Source: European Commission, Environment DG

Managing urban green spaces to ensure that they have a good mix of tree species, including some older and larger trees, can enhance species diversity of woodland birds, a new study has shown. The study, carried out in Prague, Czech Republic, also showed that the presence of water bodies increased the number of species of woodland birds.

Urban green spaces provide numerous important ecosystem services. Not only can they enhance human health and well-being and alleviate city heat waves, they also provide habitat for a range of wildlife. As people continue to migrate from rural areas into the cities and urban sprawl extends into natural habitats, the careful management of these areas becomes increasingly important.

In this study researchers set out to identify factors that enhance the diversity of woodland bird species in urban green spaces. They surveyed 290 green spaces around the city of Prague, Czech Republic, counting the number of woodland bird species they saw over three visits to the sites. They also recorded a number of habitat characteristics such as the trunk diameter of the trees (an indication of age), number of tree species, density of shrubs and whether there was a water body at the site.

The results showed that the number of woodland bird species increased with the number of tree species. This may reflect the fact that different tree species provide different types of nesting and foraging opportunities, say the researchers. On average, the sites contained just over 12 species, with a minimum of 3 and a maximum of 19.

Bird species richness also increased with the presence of older trees. Coverage of just 12% of the area by trees that had a trunk diameter of 50 cm or more increased the number of bird species by an average of two. In other words, say the researchers, even a very few old trees can enhance biodiversity of birds in urban green spaces. This effect might be because older trees provide holes for species such as woodpeckers to nest in; they may also harbour more insects for foraging.

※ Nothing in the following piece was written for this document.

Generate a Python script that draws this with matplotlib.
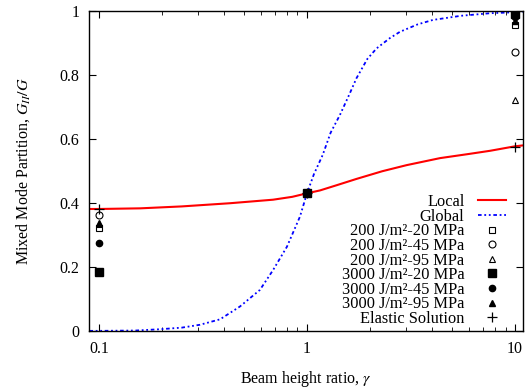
import matplotlib
matplotlib.use("Agg")
import matplotlib.pyplot as plt
from matplotlib.ticker import FuncFormatter, FixedLocator, LogLocator, NullFormatter

plt.rcParams['font.family'] = ['Liberation Serif', 'DejaVu Serif']
plt.rcParams['mathtext.fontset'] = 'stix'
plt.rcParams['font.size'] = 11.5

# curves
local_gamma = [0.09, 0.1, 0.158, 0.25, 0.427, 0.687, 0.85, 1.0, 1.155, 1.4, 1.73, 2.3, 3.01, 4.36, 6.0,
               7.6, 10.0, 11.0]
local_value = [0.381, 0.381, 0.383, 0.389, 0.399, 0.41, 0.419, 0.43, 0.439, 0.456, 0.475, 0.499, 0.518,
               0.54, 0.553, 0.563, 0.577, 0.58]

global_gamma = [0.09, 0.1, 0.15, 0.196, 0.25, 0.306, 0.382, 0.476, 0.594, 0.687, 0.801, 0.925, 1.0,
                1.08, 1.19, 1.3, 1.44, 1.6, 1.73, 1.95, 2.16, 2.5, 2.8, 3.4, 4.03, 5.5, 7.6, 10.0, 11.0]
global_value = [0.0, 0.0, 0.001, 0.005, 0.01, 0.019, 0.036, 0.076, 0.128, 0.19, 0.263, 0.357, 0.43,
                0.49, 0.55, 0.62, 0.675, 0.74, 0.79, 0.85, 0.883, 0.915, 0.935, 0.958, 0.972, 0.985,
                0.993, 0.996, 0.997]

# simulation points at gamma = 0.1, 1, 10
point_gamma = [0.1, 1.0, 10.0]
s200_20 = [0.32, 0.43, 0.956]
s200_45 = [0.362, 0.43, 0.873]
s200_95 = [0.335, 0.43, 0.722]
s3000_20 = [0.185, 0.43, 0.99]
s3000_45 = [0.274, 0.43, 0.98]
s3000_95 = [0.337, 0.43, 0.97]
elastic = [0.38, 0.43, 0.576]

fig = plt.figure(figsize=(5.26, 3.92), dpi=100)
ax = fig.add_axes([0.169, 0.156, 0.825, 0.816])

ax.plot(local_gamma, local_value, color='red', lw=1.5, label='Local')
ax.plot(global_gamma, global_value, color='blue', lw=1.3,
        linestyle=(0, (2, 1.5, 1, 1.5, 1, 1.5)), label='Global')

ax.plot(point_gamma, s200_20, 's', ls='none', mfc='none', mec='black', ms=5, mew=0.8,
        label='200 J/m²-20 MPa')
ax.plot(point_gamma, s200_45, 'o', ls='none', mfc='none', mec='black', ms=5, mew=0.8,
        label='200 J/m²-45 MPa')
ax.plot(point_gamma, s200_95, '^', ls='none', mfc='none', mec='black', ms=5, mew=0.8,
        label='200 J/m²-95 MPa')
ax.plot(point_gamma, s3000_20, 's', ls='none', color='black', ms=6,
        label='3000 J/m²-20 MPa')
ax.plot(point_gamma, s3000_45, 'o', ls='none', color='black', ms=4.5,
        label='3000 J/m²-45 MPa')
ax.plot(point_gamma, s3000_95, '^', ls='none', color='black', ms=4.5,
        label='3000 J/m²-95 MPa')
ax.plot(point_gamma, elastic, '+', ls='none', color='black', ms=7, mew=0.9,
        label='Elastic Solution')

ax.set_xscale('log')
ax.set_xlim(0.0895, 10.9)
ax.set_ylim(0, 1)
ax.xaxis.set_major_locator(FixedLocator([0.1, 1, 10]))
ax.xaxis.set_major_formatter(FuncFormatter(lambda v, p: f'{v:g}'))
ax.xaxis.set_minor_locator(LogLocator(base=10, subs=range(2, 10)))
ax.xaxis.set_minor_formatter(NullFormatter())
ax.set_yticks([0, 0.2, 0.4, 0.6, 0.8, 1.0])
ax.yaxis.set_major_formatter(FuncFormatter(lambda v, p: f'{v:g}'))
ax.tick_params(which='both', direction='in', top=True, right=True)
ax.tick_params(which='major', length=5, pad=7)
ax.tick_params(which='minor', length=3)
for s in ax.spines.values():
    s.set_linewidth(1.0)

ax.set_xlabel('Beam height ratio, $\\gamma$', labelpad=9)
ax.set_ylabel('Mixed Mode Partition, $G_{II}/G$', labelpad=20)

# gnuplot-style key: text right-aligned, symbol on the right
ax.legend(loc='lower right', bbox_to_anchor=(0.962, 0.012), frameon=False, markerfirst=False,
          handlelength=1.75, handletextpad=0.8, labelspacing=-0.085,
          borderaxespad=0, borderpad=0, fontsize=11.8)

fig.savefig('out.png', dpi=100)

The results also reveal that the presence of water bodies such as small ponds, rivers or streams increased the number of species of woodland birds, on average, by two. This is somewhat surprising, say the researchers, as they did not include any wetland birds in their counts. This might reflect the fact that riverside areas provide a greater diversity of foraging habitats.

Finally, the researchers investigated the effects of the surrounding habitats, within 500 m of the study sites. This showed that bird diversity at the sites increased with the amount of continuous tree cover nearby and also with the scattered trees that are found in residential areas of the city.

Overall, the researchers recommend that urban green spaces should be managed to ensure a range of tree species and that the greater value of older, larger trees and water bodies should also be taken into account.